**Exercise brief**
Extract every line that contains the word "this".

[Charts and diagrams as code]
* Start *
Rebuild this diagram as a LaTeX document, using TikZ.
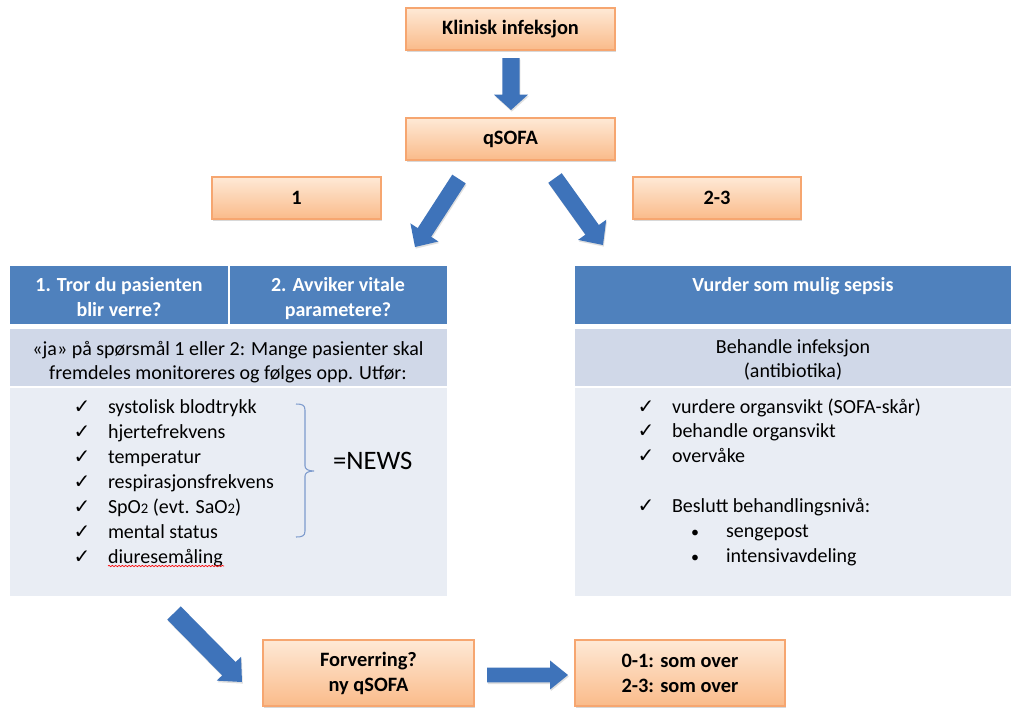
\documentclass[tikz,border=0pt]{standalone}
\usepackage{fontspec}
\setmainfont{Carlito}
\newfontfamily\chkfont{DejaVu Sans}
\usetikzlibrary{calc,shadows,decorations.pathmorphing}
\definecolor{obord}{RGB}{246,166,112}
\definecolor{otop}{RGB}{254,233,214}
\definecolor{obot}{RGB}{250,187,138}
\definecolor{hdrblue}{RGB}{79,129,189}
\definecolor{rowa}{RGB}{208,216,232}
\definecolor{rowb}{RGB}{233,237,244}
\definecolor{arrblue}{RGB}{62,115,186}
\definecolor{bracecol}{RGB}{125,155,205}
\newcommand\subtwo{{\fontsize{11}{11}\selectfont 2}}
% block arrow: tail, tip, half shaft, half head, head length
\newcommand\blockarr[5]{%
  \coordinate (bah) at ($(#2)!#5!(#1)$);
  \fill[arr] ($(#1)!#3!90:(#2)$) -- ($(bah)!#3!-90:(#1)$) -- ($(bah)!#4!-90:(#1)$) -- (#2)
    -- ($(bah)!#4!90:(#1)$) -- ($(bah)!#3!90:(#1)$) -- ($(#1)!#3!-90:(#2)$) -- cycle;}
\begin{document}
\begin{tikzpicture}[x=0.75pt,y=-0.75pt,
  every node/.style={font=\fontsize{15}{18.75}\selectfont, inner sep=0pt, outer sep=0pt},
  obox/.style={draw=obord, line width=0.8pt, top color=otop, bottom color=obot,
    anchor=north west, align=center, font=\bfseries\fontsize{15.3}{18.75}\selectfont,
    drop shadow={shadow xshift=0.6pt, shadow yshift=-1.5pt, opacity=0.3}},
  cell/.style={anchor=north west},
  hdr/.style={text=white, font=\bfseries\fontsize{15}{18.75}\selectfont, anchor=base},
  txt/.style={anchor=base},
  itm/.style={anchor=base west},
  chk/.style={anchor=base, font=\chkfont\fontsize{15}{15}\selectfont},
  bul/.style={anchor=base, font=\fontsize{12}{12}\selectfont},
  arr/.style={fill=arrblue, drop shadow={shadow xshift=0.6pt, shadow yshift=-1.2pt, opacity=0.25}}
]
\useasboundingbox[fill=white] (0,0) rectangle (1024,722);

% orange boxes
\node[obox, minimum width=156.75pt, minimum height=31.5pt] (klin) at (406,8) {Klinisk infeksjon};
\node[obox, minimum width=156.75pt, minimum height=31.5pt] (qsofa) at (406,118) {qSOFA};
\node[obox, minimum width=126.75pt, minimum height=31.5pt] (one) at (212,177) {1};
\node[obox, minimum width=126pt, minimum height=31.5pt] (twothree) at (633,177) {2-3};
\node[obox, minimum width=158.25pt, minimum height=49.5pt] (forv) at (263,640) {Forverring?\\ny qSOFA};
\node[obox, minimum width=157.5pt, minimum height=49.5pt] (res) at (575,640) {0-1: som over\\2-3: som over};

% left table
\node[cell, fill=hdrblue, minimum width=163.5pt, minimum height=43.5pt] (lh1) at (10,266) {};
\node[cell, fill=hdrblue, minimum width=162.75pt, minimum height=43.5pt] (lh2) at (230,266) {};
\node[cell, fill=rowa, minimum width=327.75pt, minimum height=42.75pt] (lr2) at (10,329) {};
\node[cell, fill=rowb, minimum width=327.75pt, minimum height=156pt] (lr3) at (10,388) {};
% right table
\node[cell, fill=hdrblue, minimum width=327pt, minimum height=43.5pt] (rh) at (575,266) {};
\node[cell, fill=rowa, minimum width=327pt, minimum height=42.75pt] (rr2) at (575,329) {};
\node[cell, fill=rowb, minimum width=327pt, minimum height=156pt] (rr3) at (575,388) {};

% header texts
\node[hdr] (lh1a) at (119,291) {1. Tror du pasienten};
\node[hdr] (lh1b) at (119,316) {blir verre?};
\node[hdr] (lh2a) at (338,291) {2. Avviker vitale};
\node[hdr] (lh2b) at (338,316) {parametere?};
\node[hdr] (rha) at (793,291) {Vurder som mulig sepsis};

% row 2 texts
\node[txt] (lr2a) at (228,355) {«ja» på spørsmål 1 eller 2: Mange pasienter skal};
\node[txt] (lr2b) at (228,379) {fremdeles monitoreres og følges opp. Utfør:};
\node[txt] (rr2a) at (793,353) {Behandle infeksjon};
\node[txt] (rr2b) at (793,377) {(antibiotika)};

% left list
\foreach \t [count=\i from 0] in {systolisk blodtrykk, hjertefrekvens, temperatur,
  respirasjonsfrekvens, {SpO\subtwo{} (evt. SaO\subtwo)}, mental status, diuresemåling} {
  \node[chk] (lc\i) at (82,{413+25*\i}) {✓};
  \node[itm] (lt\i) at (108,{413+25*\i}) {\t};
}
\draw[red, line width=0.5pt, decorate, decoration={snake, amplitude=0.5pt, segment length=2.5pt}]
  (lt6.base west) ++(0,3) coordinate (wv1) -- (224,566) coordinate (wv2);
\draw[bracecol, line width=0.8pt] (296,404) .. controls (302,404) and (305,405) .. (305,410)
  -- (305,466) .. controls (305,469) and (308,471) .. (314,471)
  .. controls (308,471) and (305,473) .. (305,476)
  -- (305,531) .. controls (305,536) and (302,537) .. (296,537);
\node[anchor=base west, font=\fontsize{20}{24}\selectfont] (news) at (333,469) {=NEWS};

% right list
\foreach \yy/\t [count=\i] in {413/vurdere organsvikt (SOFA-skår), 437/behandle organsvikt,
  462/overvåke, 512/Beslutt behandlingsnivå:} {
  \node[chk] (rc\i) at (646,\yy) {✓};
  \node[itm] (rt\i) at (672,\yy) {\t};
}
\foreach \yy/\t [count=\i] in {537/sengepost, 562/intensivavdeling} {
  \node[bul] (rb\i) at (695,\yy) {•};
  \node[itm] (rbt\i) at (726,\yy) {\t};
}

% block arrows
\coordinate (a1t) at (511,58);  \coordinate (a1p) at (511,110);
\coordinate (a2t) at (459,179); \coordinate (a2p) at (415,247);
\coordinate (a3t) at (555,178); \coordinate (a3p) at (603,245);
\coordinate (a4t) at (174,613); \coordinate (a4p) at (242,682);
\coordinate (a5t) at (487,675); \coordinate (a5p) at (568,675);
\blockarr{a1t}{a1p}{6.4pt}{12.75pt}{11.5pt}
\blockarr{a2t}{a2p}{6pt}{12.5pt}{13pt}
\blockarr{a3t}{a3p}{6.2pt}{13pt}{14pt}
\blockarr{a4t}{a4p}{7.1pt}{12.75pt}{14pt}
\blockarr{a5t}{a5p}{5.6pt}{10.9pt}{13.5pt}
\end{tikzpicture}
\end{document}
* End *
* Start *
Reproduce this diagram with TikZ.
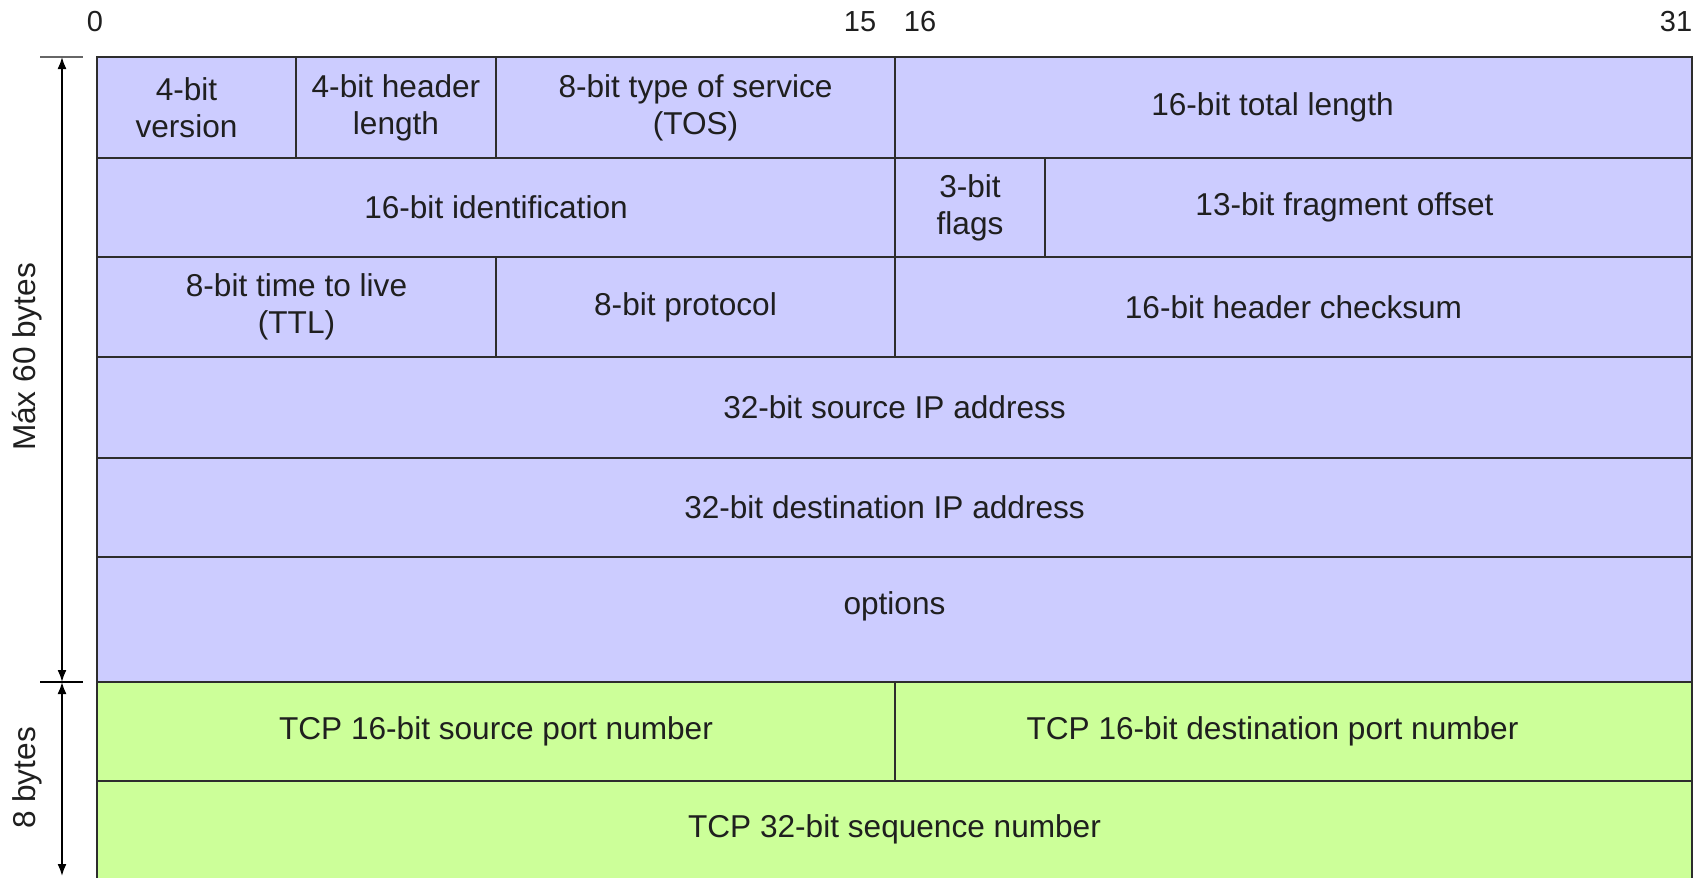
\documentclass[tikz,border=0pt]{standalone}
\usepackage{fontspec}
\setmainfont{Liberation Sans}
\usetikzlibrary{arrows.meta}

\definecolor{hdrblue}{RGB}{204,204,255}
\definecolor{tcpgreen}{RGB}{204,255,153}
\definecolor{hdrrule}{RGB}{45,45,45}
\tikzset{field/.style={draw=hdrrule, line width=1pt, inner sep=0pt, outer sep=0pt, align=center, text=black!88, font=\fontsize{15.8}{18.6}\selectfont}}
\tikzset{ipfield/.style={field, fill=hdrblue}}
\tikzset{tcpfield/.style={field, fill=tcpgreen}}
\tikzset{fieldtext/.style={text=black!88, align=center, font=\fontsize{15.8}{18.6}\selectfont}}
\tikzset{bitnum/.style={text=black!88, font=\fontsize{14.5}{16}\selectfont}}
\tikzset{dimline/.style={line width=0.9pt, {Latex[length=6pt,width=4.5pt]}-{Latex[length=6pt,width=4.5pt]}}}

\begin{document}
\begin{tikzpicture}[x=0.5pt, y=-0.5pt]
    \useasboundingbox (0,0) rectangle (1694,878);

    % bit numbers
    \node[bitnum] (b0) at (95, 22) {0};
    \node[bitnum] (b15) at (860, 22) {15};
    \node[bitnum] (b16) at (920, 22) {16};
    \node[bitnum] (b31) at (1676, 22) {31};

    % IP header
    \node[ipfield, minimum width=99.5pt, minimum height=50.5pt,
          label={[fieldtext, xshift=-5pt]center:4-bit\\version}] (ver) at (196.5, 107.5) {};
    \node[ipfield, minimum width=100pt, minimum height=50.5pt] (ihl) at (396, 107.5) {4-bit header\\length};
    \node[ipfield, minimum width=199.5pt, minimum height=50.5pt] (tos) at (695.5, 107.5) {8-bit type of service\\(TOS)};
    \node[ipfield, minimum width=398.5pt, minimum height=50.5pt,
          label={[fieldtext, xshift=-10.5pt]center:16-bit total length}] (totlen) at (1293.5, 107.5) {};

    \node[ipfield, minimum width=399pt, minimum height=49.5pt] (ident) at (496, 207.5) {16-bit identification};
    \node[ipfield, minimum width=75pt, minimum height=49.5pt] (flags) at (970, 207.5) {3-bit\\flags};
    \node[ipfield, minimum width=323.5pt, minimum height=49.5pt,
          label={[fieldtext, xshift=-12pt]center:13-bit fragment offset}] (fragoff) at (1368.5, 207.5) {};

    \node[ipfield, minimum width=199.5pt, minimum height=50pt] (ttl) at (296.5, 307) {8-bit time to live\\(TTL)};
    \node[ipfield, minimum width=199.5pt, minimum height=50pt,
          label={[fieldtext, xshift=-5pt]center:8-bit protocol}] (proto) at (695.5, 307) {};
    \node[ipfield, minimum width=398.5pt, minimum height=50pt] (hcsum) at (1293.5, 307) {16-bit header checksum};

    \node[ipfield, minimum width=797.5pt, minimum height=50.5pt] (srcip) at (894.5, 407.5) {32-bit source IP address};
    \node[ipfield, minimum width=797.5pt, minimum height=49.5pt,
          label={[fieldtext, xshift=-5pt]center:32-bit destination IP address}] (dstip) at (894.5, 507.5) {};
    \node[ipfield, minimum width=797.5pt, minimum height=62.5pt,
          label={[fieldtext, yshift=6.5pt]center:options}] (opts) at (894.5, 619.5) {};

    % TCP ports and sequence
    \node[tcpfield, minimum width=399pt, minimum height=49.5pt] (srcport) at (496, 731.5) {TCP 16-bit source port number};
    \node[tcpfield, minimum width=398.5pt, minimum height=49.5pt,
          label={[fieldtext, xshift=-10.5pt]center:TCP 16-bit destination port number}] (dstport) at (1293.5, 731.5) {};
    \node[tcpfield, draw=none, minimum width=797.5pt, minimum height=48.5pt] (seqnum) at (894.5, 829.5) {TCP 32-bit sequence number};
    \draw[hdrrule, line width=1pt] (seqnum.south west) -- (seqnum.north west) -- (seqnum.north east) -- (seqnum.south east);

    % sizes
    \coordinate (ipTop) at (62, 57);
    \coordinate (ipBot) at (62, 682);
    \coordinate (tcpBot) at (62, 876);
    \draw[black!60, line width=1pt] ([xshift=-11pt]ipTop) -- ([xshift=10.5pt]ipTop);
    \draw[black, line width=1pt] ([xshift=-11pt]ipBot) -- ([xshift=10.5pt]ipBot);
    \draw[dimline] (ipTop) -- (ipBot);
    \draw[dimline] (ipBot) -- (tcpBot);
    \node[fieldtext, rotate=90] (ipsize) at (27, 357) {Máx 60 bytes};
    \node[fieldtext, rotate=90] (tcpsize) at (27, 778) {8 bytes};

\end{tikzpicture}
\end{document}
* End *
**Correct result**
Rebuild this diagram as a LaTeX document, using TikZ.
Reproduce this diagram with TikZ.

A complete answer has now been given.